Title: Summer’s Edge
Author: Dana Mele
Publisher: Simon & Schuster Books for Young Readers
Pages: 336
My GoodReads Rating: ⭐⭐⭐⭐
Spending
a summer weekend at the Hartfords’ lake house has been an annual ritual for
high schoolers and childhood friends, Emily Joiner; her best friend Chelsea;
her other best friend, Kennedy Ellis Hartford, who is also Chelsea’s
ex-girlfriend; Emily’s twin, Ryan, and Ryan’s best friend, Chase. But things
have changed now.
Exactly
a year after the lake house burned down, trapping Emily inside and killing her,
her friends, Chelsea, Kennedy, Ryan, Chase, and Chase’s girlfriend of two
years, Mila, have gathered together again. They have all been invited to the
grand reopening of the lake house. The survivors will gather at the lake house
on the anniversary of the tragedy of Emily’s death, after a year of no contact
whatsoever with any of the others. They will spend one last weekend together
before they all go off to college.
But
the reunion is fraught with tension. They are all wary of each other, as they
trade grievances and accusations. Chelsea finds the others, except Ryan,
untrustworthy and their explanations and statements fraught with lies. And then
Chelsea begins to hear Emily’s voice.
Everyone
believes that Ryan wants revenge. But is the truth as simple as that?
The
story is written in the first-person present tense PoV of Chelsea in the
present known as the Summer of Egrets, the PoV of Kennedy two years ago in the
Summer of Swallows, and Emily one year ago in the Summer of Swans. It was Emily
who had the idea of naming the summers they spent at the lake house after
birds. If the summer of egrets sounds a little too much like regrets, there’s a
reason why.
Besides
the three main PoVs, there are short chapters, the longest a mere 106 words,
from an unknown PoV, alternating with every chapter in Chelsea’s account. This
unknown PoV seems to have vengeance on their mind. All the action in the book,
in each of the three PoVs, takes place on just one night, June 17, in different
years in each of the accounts.
The
book is named after the Hartfords’ boat, Summer’s Edge, where some of the most
critical action takes place.
WHAT I
LIKED:
The
author does a good job of creating an atmosphere of menace, especially in the
scene with Chelsea in the attic and later in the cellar.
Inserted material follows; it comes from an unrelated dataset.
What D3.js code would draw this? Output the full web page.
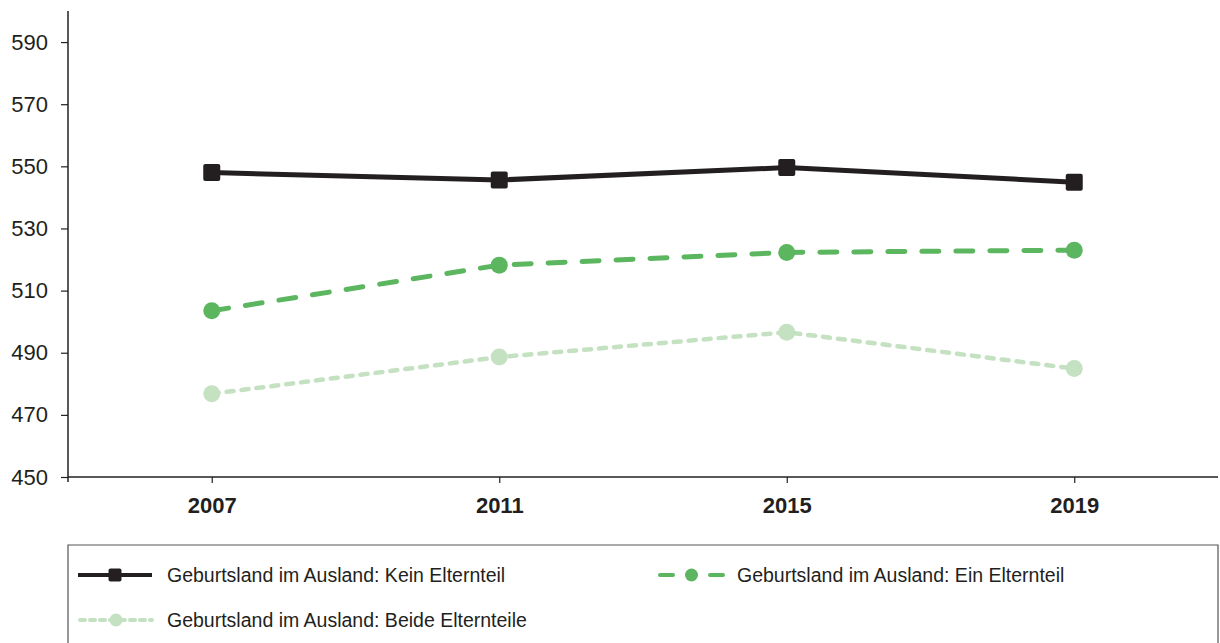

The tarot cards, the
accusations and counter accusations and the unsettling game of Truth or Dare,
all add up to a sense of uneasy and brisk action in the story.
The
characters are all friends, but there is enough relationship drama to create
trouble for everyone. And when Chase introduces Mila to his friends for the
very first time, the friendship dynamic gets all messed up. Mila is
particularly annoying, as is often the case when an unknown person is initiated
into a group where the dynamic is already settled and accepted.
Kennedy’s
PoV introduces a paranormal element into the story.
The
writing was nice. Here’s a sample of quotes I liked:
Love
changes things. It redraws the map.
There
are a lot of ways to be haunted. A place, a person, a memory.
No one
who hates flowers haunts a garden.
In a
hit and run, it isn’t the hit that’s the crime. It’s the run.
Parts
of the truth as just as deceitful as blatant lies.
WHAT I
DIDN’T:
Except
for Ryan, I didn’t find any of the characters likeable. They claim that they
would die for the others, but they would just as soon be ready to kill their
friends too.
The
voices of the three PoVs sounded exactly alike. There was nothing by way of
tone or vocabulary to let us know whose head we were in.
WHAT
DIDN’T WORK FOR ME:
I
found it odd that the author gave Emily and Ryan surnames, and Kennedy’s full
name is repeated several times. But Chase, Mila and Chelsea don’t get a mention
of their surnames even once. Also Chelsea and Chase sound too alike. The author
should have come up with names that didn’t sound so similar.
ALL
SAID AND DONE: The book is a delicious blend of the
paranormal with the mundane reality of how mistakes have the capacity of
destroying young lives and promising futures.